His statements contradict the government’s position that the attack was not an act of terrorism. Military prosecutors say that using words like terrorism would make it difficult to give Hasan a fair trial. But his statement Tuesday is seen by many analysts as an admission that he carried out the attack on behalf of a foreign enemy.
Among those who see it that way is former military lawyer Jeff Addicott, who now heads the Center for Terrorism Law at St. Mary’s University in San Antonio, Texas.
“He was admitting that he was an unlawful enemy combatant and it does matter because we operate under the law of war when we deal with them. If he is an enemy combatant, then the people he murdered are entitled to the full benefit of our veterans who were killed or wounded in combat,” Addicott said.
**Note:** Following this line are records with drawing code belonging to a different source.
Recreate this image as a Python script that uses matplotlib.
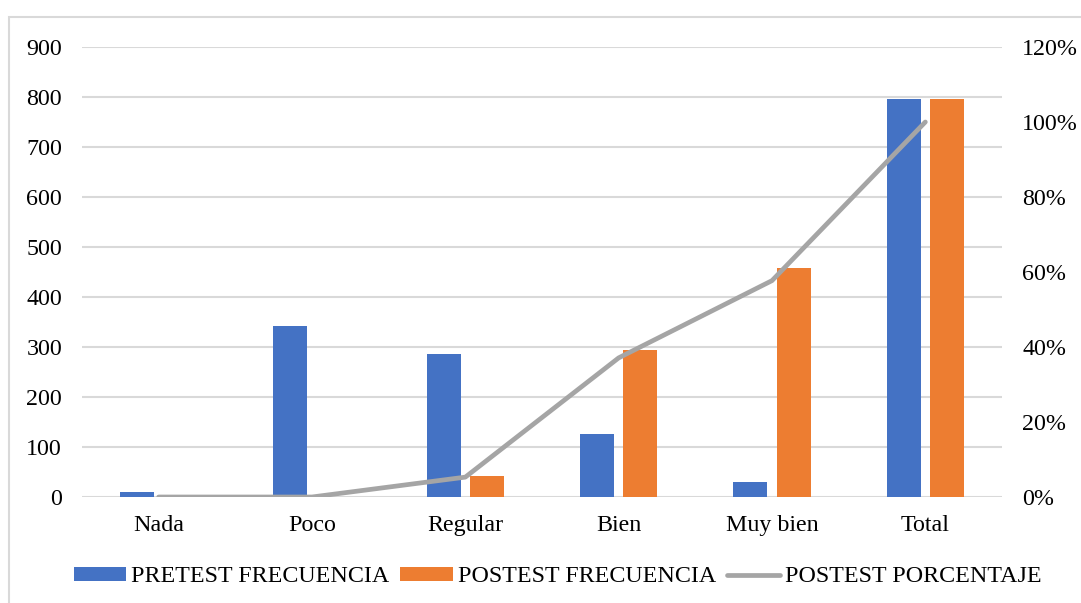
import matplotlib
matplotlib.use("Agg")
import matplotlib.pyplot as plt
import numpy as np
from matplotlib.patches import Rectangle
from matplotlib.ticker import FuncFormatter

categories = ["Nada", "Poco", "Regular", "Bien", "Muy bien", "Total"]
pretest_frecuencia = [10, 343, 287, 126, 30, 796]
postest_frecuencia = [0, 0, 42, 295, 459, 796]
postest_porcentaje = [0.0, 0.0, 5.3, 37.1, 57.7, 100.0]
left_ticks = [0, 100, 200, 300, 400, 500, 600, 700, 800, 900]
right_ticks = [0, 20, 40, 60, 80, 100, 120]

plt.rcParams['font.family'] = ['Liberation Serif', 'DejaVu Serif']
FS = 17.3

W, H = 1081, 603
fig = plt.figure(figsize=(W / 100, H / 100), dpi=100)
fig.patch.set_facecolor('white')

# outer frame of chart area
fig.patches.append(Rectangle((9 / W, -0.05), 1.2, 1 - 17 / H + 0.05, transform=fig.transFigure,
                             fill=False, edgecolor='#d9d9d9', linewidth=1.5, zorder=0))

ax = fig.add_axes([82 / W, (H - 497) / H, 920 / W, 450 / H])
x = np.arange(len(categories))
bw = 0.222
off = 0.141
ax.bar(x - off, pretest_frecuencia, bw, color='#4472c4', label='PRETEST FRECUENCIA', zorder=3)
ax.bar(x + off, postest_frecuencia, bw, color='#ed7d31', label='POSTEST FRECUENCIA', zorder=3)
ax.set_xlim(-0.5, len(categories) - 0.5)
ax.set_ylim(0, 900)
ax.set_yticks(left_ticks)
ax.set_xticks(x)
ax.set_xticklabels(categories, fontsize=FS)
ax.tick_params(axis='y', labelsize=FS, length=0, pad=14.4)
ax.tick_params(axis='x', length=0, pad=13)
ax.grid(axis='y', color='#d9d9d9', linewidth=1.5, zorder=0)
ax.set_axisbelow(True)
for s in ax.spines.values():
    s.set_visible(False)

ax2 = ax.twinx()
ax2.plot(x, postest_porcentaje, color='#a5a5a5', linewidth=3.4, solid_capstyle='round',
         solid_joinstyle='round', label='POSTEST PORCENTAJE', zorder=4)
ax2.set_ylim(0, 120)
ax2.set_yticks(right_ticks)
ax2.yaxis.set_major_formatter(FuncFormatter(lambda v, p: f"{int(v)}%"))
ax2.tick_params(axis='y', labelsize=FS, length=0, pad=14.5)
for s in ax2.spines.values():
    s.set_visible(False)

h1, l1 = ax.get_legend_handles_labels()
h2, l2 = ax2.get_legend_handles_labels()
fig.legend(h1 + h2, l1 + l2, loc='center', bbox_to_anchor=(557.5 / W, 1 - 577 / H), ncol=3,
           frameon=False, fontsize=FS, handlelength=2.2, handleheight=0.5,
           handletextpad=0.19, columnspacing=0.47, borderpad=0, borderaxespad=0)

fig.savefig('out.png', dpi=100, facecolor='white')
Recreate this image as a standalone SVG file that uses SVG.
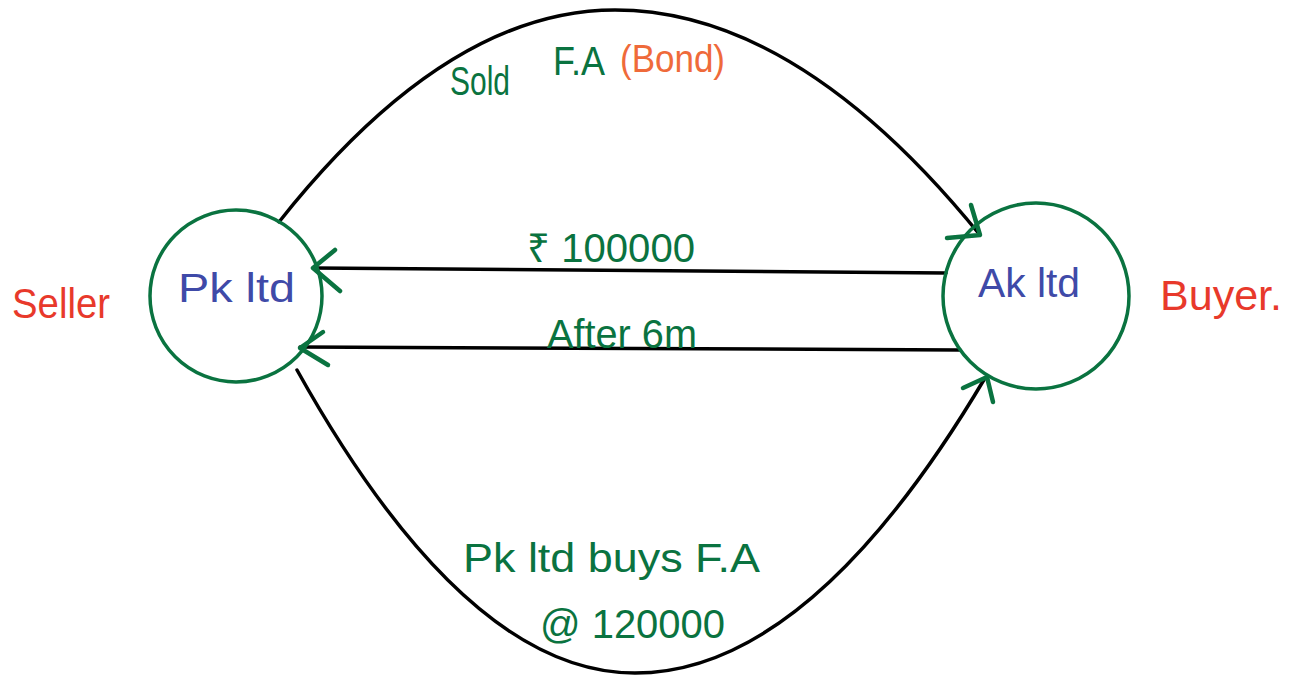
<svg xmlns="http://www.w3.org/2000/svg" width="1289" height="675" viewBox="0 0 1289 675">
<style>
.node{fill:none;stroke:#0a7340;stroke-width:3.5}
.edge{fill:none;stroke:#000;stroke-width:3.5;stroke-linecap:round}
.head{fill:none;stroke:#0a7340;stroke-width:4.5;stroke-linecap:round;stroke-linejoin:round}
text{font-family:"Liberation Sans",Arial,sans-serif}
.blue{fill:#3f4aa8;font-size:40px}
.green{fill:#0a7340;font-size:40px}
.red{fill:#e8392b;font-size:42px}
.orange{fill:#ef6a3a;font-size:38px}
</style>
<rect width="1289" height="675" fill="#fff"/>
<g id="connectors">
<path class="edge" d="M279,222 Q447,10 615,10 Q797,10 980,235"/>
<path class="edge" d="M297,370 Q466,673 635,673 Q810,673 985,378"/>
<path class="edge" d="M946,273 L314,268"/>
<path class="edge" d="M960,350 L300,347"/>
<path class="head" d="M335,250 L313,268 L340,291"/>
<path class="head" d="M323,332 L300,348 L328,365"/>
<path class="head" d="M971,205 L980,235 L947,238"/>
<path class="head" d="M963,388 L987,377 L993,402"/>
</g>
<g id="pk">
<circle class="node" cx="236" cy="296" r="86"/>
<text class="blue" x="178" y="302" textLength="117" lengthAdjust="spacingAndGlyphs">Pk ltd</text>
</g>
<g id="ak">
<circle class="node" cx="1036" cy="296" r="93"/>
<text class="blue" x="978" y="297" textLength="102" lengthAdjust="spacingAndGlyphs">Ak ltd</text>
</g>
<g id="seller">
<text class="red" x="12" y="318" textLength="98" lengthAdjust="spacingAndGlyphs">Seller</text>
</g>
<g id="buyer">
<text class="red" x="1160" y="310" textLength="122" lengthAdjust="spacingAndGlyphs">Buyer.</text>
</g>
<g id="labels">
<text class="green" x="450" y="95" textLength="60" lengthAdjust="spacingAndGlyphs">Sold</text>
<text class="green" x="553" y="75" textLength="52" lengthAdjust="spacingAndGlyphs">F.A</text>
<text class="orange" x="620" y="72" textLength="105" lengthAdjust="spacingAndGlyphs">(Bond)</text>
<text class="green" x="527" y="262" textLength="168" lengthAdjust="spacingAndGlyphs">₹ 100000</text>
<text class="green" x="547" y="348" textLength="150" lengthAdjust="spacingAndGlyphs">After 6m</text>
<text class="green" x="463" y="572" textLength="297" lengthAdjust="spacingAndGlyphs">Pk ltd buys F.A</text>
<text class="green" x="540" y="638" textLength="185" lengthAdjust="spacingAndGlyphs">@ 120000</text>
</g>
</svg>
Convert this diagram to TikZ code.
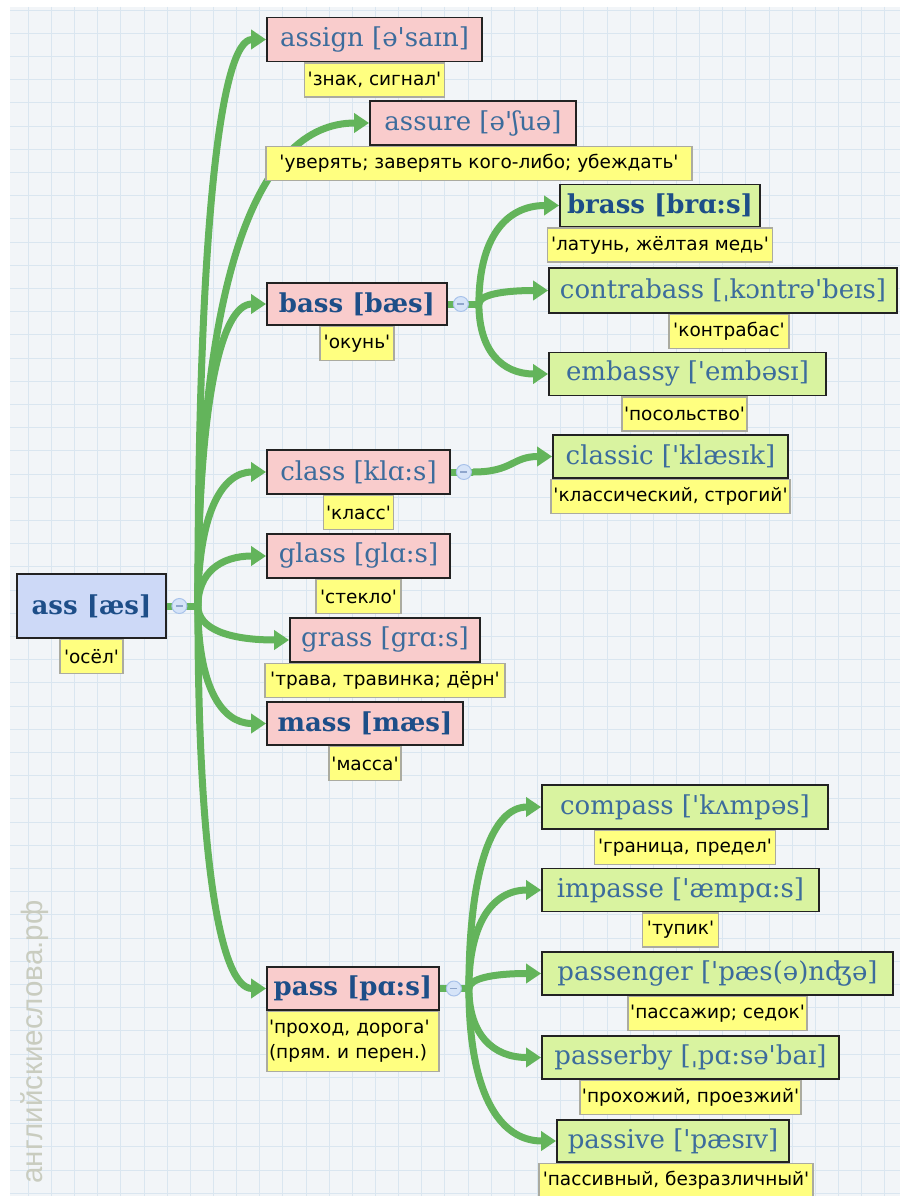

Family members of those killed or wounded in the shooting rampage have complained that they are undergoing hardships, while Hasan receives his full salary as the case drags on month after month. Much of last year, for example, was taken up in a dispute over whether the defendant should be allowed to have a beard, something he claimed was an expression of his Muslim faith. After the first judge was removed, Col. Osborn took over the case and ruled he could keep it.
But Jeff Addicott believes Hasan is manipulating the supposedly strict military legal system.
“He has already won; he has the beard, there is no tight control there. He won’t wear the Class A uniform that all defendants are required to wear, military personnel. He is wearing fatigues. So he has already won significant minor victories in his mind. So he is on a roll,” Addicott said.
Defenders of the military court, however, say Judge Osborn is doing the right thing in allowing every request that is made within the legal framework so as to make sure the trial is fair and to minimize the possibility of a later appeal.
She denied Hasan’s request for access to the Internet, for example, but she ordered his former attorneys and legal assistants to do research for him. She granted Hasan’s request to defend himself, but has ordered his court-appointed attorneys to remain on standby in case she needs to have them resume the defense.